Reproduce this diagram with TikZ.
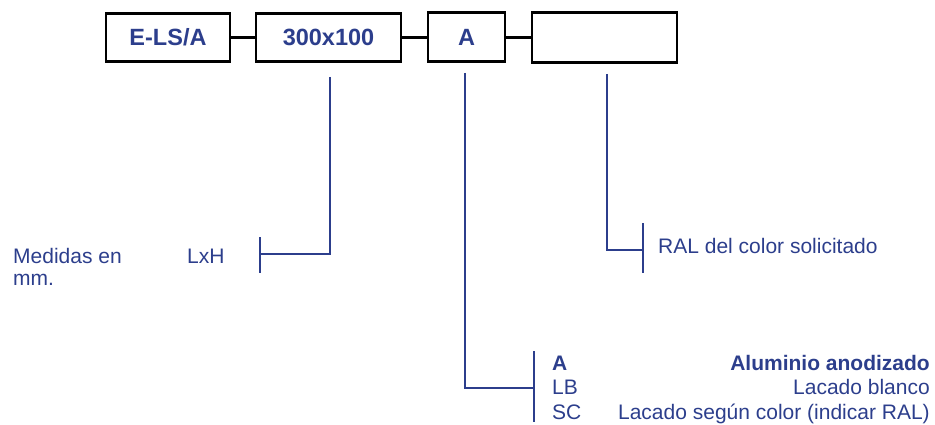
\documentclass[tikz,border=0pt]{standalone}
\usepackage{fontspec}
\setmainfont{Liberation Sans}
\definecolor{dblue}{RGB}{44,62,140}
\begin{document}
\begin{tikzpicture}[x=1pt,y=-1pt,
  codebox/.style={draw=black,line width=2.6pt,fill=white,inner sep=0pt,
    font=\fontsize{23.5}{26}\selectfont\bfseries,text=dblue},
  link/.style={draw=black,line width=3.8pt},
  leader/.style={draw=dblue,line width=2.8pt},
  lbl/.style={inner sep=0pt,font=\fontsize{21}{24}\selectfont,text=dblue},
  blbl/.style={lbl,font=\fontsize{21}{24}\selectfont\bfseries}]
\useasboundingbox (0,0) rectangle (935,425);
% boxes
\node[codebox,minimum width=124pt,minimum height=48pt] (b1) at (168,37.5) {E-LS/A};
\node[codebox,minimum width=145pt,minimum height=48pt] (b2) at (328.5,37.5) {300x100};
\node[codebox,minimum width=77pt,minimum height=49pt] (b3) at (466.5,37) {A};
\node[codebox,minimum width=145pt,minimum height=50pt] (b4) at (604.5,37.5) {};
\draw[link] (b1.east) -- (b2.west);
\draw[link] (b2.east) -- (b2.east -| b3.west);
\draw[link] (b3.east |- b4.west) -- (b4.west);
% leader 1
\coordinate (s1) at (330,77);
\coordinate (k1) at (260,254);
\coordinate (k1a) at (260,237);
\coordinate (k1b) at (260,273);
\draw[leader] (s1) |- (k1);
\draw[leader] (k1a) -- (k1b);
\node[lbl,anchor=base west] (m1) at (13,263) {Medidas en};
\node[lbl,anchor=base west] (m2) at (13,285) {mm.};
\node[lbl,anchor=base west] (lxh) at (187,263) {LxH};
% leader 2
\coordinate (s2) at (465,73);
\coordinate (k2) at (534,388);
\coordinate (k2a) at (534,351);
\coordinate (k2b) at (534,422);
\draw[leader] (s2) |- (k2);
\draw[leader] (k2a) -- (k2b);
\node[blbl,anchor=base west] (c1) at (552,370) {A};
\node[lbl,anchor=base west] (c2) at (552,394) {LB};
\node[lbl,anchor=base west] (c3) at (552,419) {SC};
\node[blbl,anchor=base east] (d1) at (930,370) {Aluminio anodizado};
\node[lbl,anchor=base east] (d2) at (930,394) {Lacado blanco};
\node[lbl,anchor=base east] (d3) at (930,419) {Lacado según color (indicar RAL)};
% leader 3
\coordinate (s3) at (607,74);
\coordinate (k3) at (643,250);
\coordinate (k3a) at (643,223);
\coordinate (k3b) at (643,273);
\draw[leader] (s3) |- (k3);
\draw[leader] (k3a) -- (k3b);
\node[lbl,anchor=base west] (ral) at (658,253) {RAL del color solicitado};
\end{tikzpicture}
\end{document}
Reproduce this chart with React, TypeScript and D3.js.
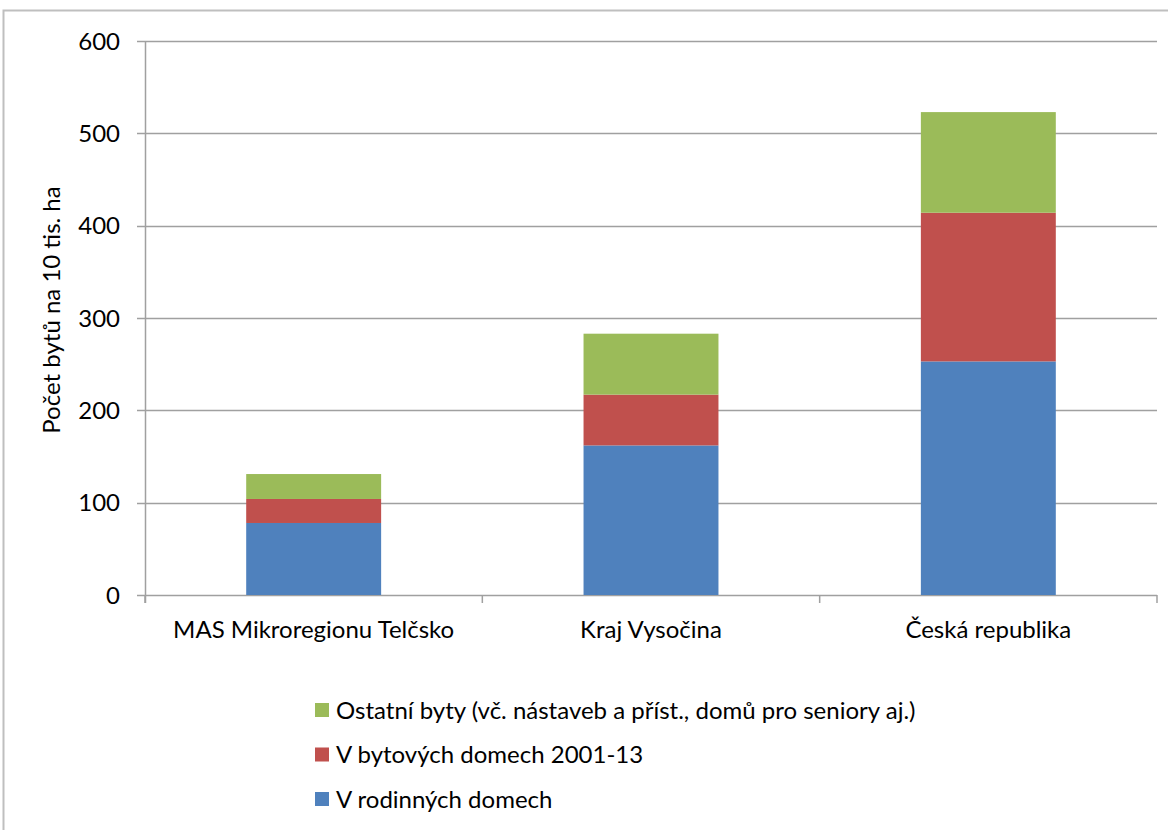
import React, { useRef, useEffect } from "react";
import * as d3 from "d3";

const categories = ["MAS Mikroregionu Telčsko", "Kraj Vysočina", "Česká republika"];
const rodinne = [78, 162, 253];
const bytove = [26, 55, 161];
const ostatni = [27, 66, 109];
const seriesNames = [
  "V rodinných domech",
  "V bytových domech 2001-13",
  "Ostatní byty (vč. nástaveb a příst., domů pro seniory aj.)",
];
const colors = ["#4F81BD", "#C0504D", "#9BBB59"];
const yTicks = [0, 100, 200, 300, 400, 500, 600];

const W = 1168;
const H = 830;
const FONT = "Lato, 'Open Sans', sans-serif";
const FS = 24;

const App = () => {
  const svgRef = useRef<SVGSVGElement>(null);

  useEffect(() => {
    const svg = d3.select(svgRef.current);
    svg.selectAll("*").remove();

    const margin = { top: 41, right: 11, bottom: 235, left: 145 };
    const plotW = W - margin.left - margin.right;
    const plotH = H - margin.top - margin.bottom;

    // outer chart border
    svg
      .append("rect")
      .attr("x", 3.5)
      .attr("y", 10.5)
      .attr("width", W + 10)
      .attr("height", H + 10)
      .attr("fill", "none")
      .attr("stroke", "#bfbfbf")
      .attr("stroke-width", 2);

    const g = svg
      .append("g")
      .attr("transform", "translate(" + margin.left + "," + margin.top + ")");

    const x = d3.scaleBand().domain(categories).range([0, plotW]).paddingInner(0.6).paddingOuter(0.3);
    const y = d3.scaleLinear().domain([0, 600]).range([plotH, 0]);

    // gridlines + y ticks
    g.selectAll(".grid")
      .data(yTicks)
      .join("line")
      .attr("class", "grid")
      .attr("x1", -8)
      .attr("x2", plotW)
      .attr("y1", (d) => Math.round(y(d)) + 0.5)
      .attr("y2", (d) => Math.round(y(d)) + 0.5)
      .attr("stroke", "#a0a0a0")
      .attr("stroke-width", 1.5);

    g.selectAll(".ylab")
      .data(yTicks)
      .join("text")
      .attr("class", "ylab")
      .attr("x", -25)
      .attr("y", (d) => y(d))
      .attr("dy", "0.36em")
      .attr("text-anchor", "end")
      .attr("font-family", FONT)
      .attr("font-size", FS)
      .attr("fill", "#000")
      .text((d) => d);

    const stackData = categories.map((c, i) => ({
      cat: c,
      s0: rodinne[i],
      s1: bytove[i],
      s2: ostatni[i],
    }));
    const stack = d3.stack<any>().keys(["s0", "s1", "s2"])(stackData);

    g.selectAll(".layer")
      .data(stack)
      .join("g")
      .attr("class", "layer")
      .attr("fill", (d, i) => colors[i])
      .selectAll("rect")
      .data((d) => d)
      .join("rect")
      .attr("x", (d: any) => x(d.data.cat)!)
      .attr("width", x.bandwidth())
      .attr("y", (d) => y(d[1]))
      .attr("height", (d) => y(d[0]) - y(d[1]));

    // axes
    g.append("line")
      .attr("x1", 0.5)
      .attr("x2", 0.5)
      .attr("y1", 0)
      .attr("y2", plotH + 8)
      .attr("stroke", "#a0a0a0")
      .attr("stroke-width", 1.5);

    const step = plotW / categories.length;
    g.selectAll(".xtick")
      .data(d3.range(categories.length + 1))
      .join("line")
      .attr("class", "xtick")
      .attr("x1", (d) => d * step)
      .attr("x2", (d) => d * step)
      .attr("y1", plotH)
      .attr("y2", plotH + 8)
      .attr("stroke", "#a0a0a0")
      .attr("stroke-width", 1.5);

    g.selectAll(".xlab")
      .data(categories)
      .join("text")
      .attr("class", "xlab")
      .attr("x", (d) => x(d)! + x.bandwidth() / 2)
      .attr("y", plotH + 43)
      .attr("text-anchor", "middle")
      .attr("font-family", FONT)
      .attr("font-size", FS)
      .attr("fill", "#000")
      .text((d) => d);

    svg
      .append("text")
      .attr("transform", "translate(60," + (margin.top + plotH / 2 - 8) + ") rotate(-90)")
      .attr("text-anchor", "middle")
      .attr("font-family", FONT)
      .attr("font-size", FS)
      .attr("fill", "#000")
      .text("Počet bytů na 10 tis. ha");

    // legend (reverse order, top = last series)
    const legendOrder = [2, 1, 0];
    const lg = svg.append("g").attr("transform", "translate(315,703)");
    legendOrder.forEach((si, k) => {
      const row = lg.append("g").attr("transform", "translate(0," + k * 44.5 + ")");
      row.append("rect").attr("width", 14).attr("height", 14).attr("fill", colors[si]);
      row
        .append("text")
        .attr("x", 21)
        .attr("y", 7)
        .attr("dy", "0.36em")
        .attr("font-family", FONT)
        .attr("font-size", FS)
        .attr("fill", "#000")
        .text(seriesNames[si]);
    });
  }, []);

  return (
    <svg
      ref={svgRef}
      width={W}
      height={H}
      style={{ position: "absolute", left: 0, top: 0, background: "#fff" }}
    ></svg>
  );
};

export default App;
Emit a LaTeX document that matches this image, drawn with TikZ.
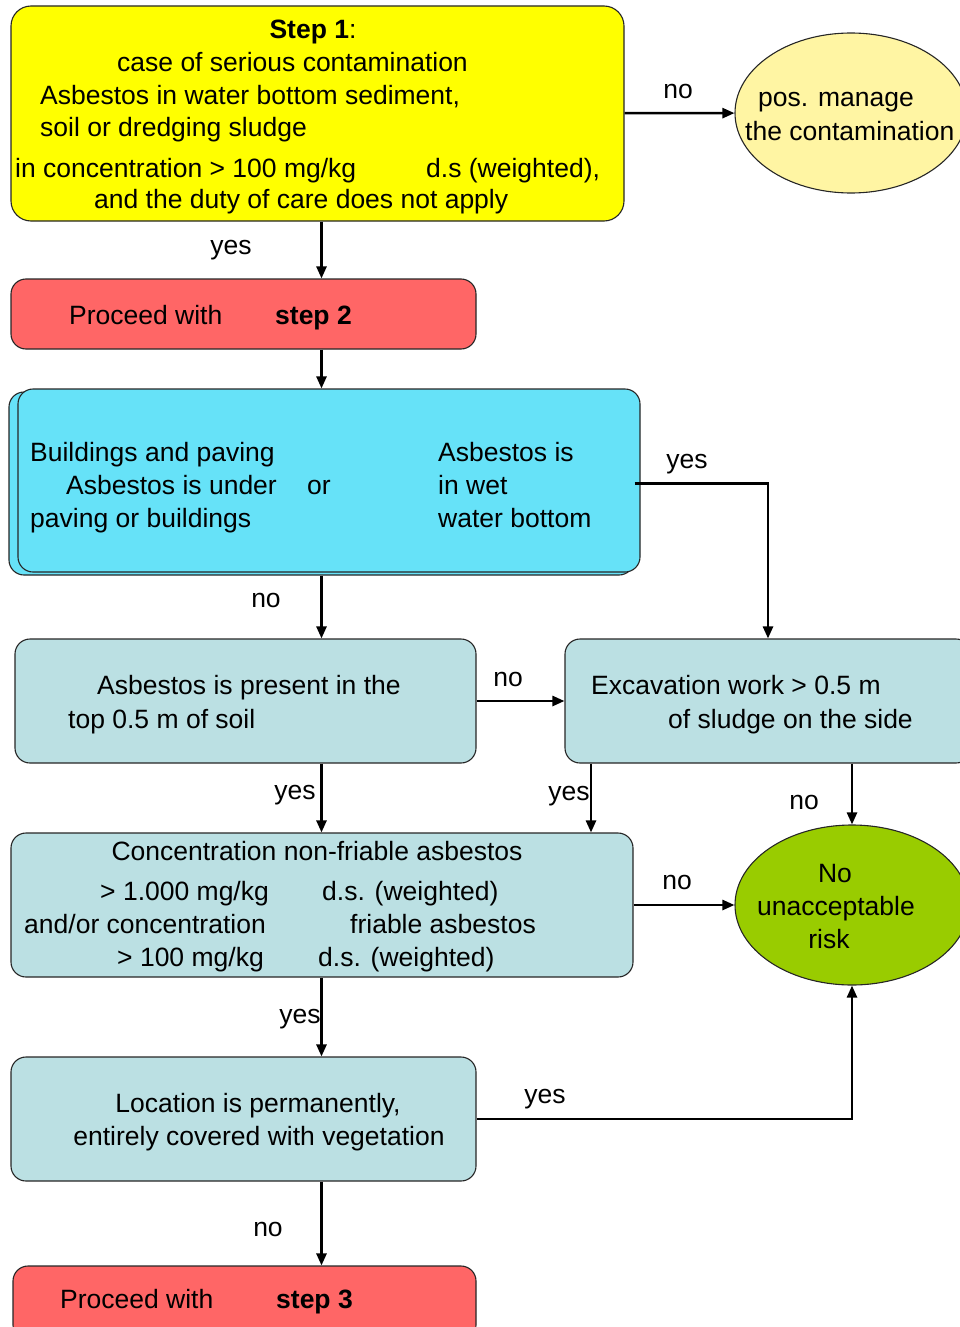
────────────────
REQUIRED WORK
Scan the records above for the string "React", then report every line that contains it.

REPLY TO THE EXERCISE
Reproduce this chart with React, TypeScript and D3.js.
import React, { useRef, useEffect } from "react";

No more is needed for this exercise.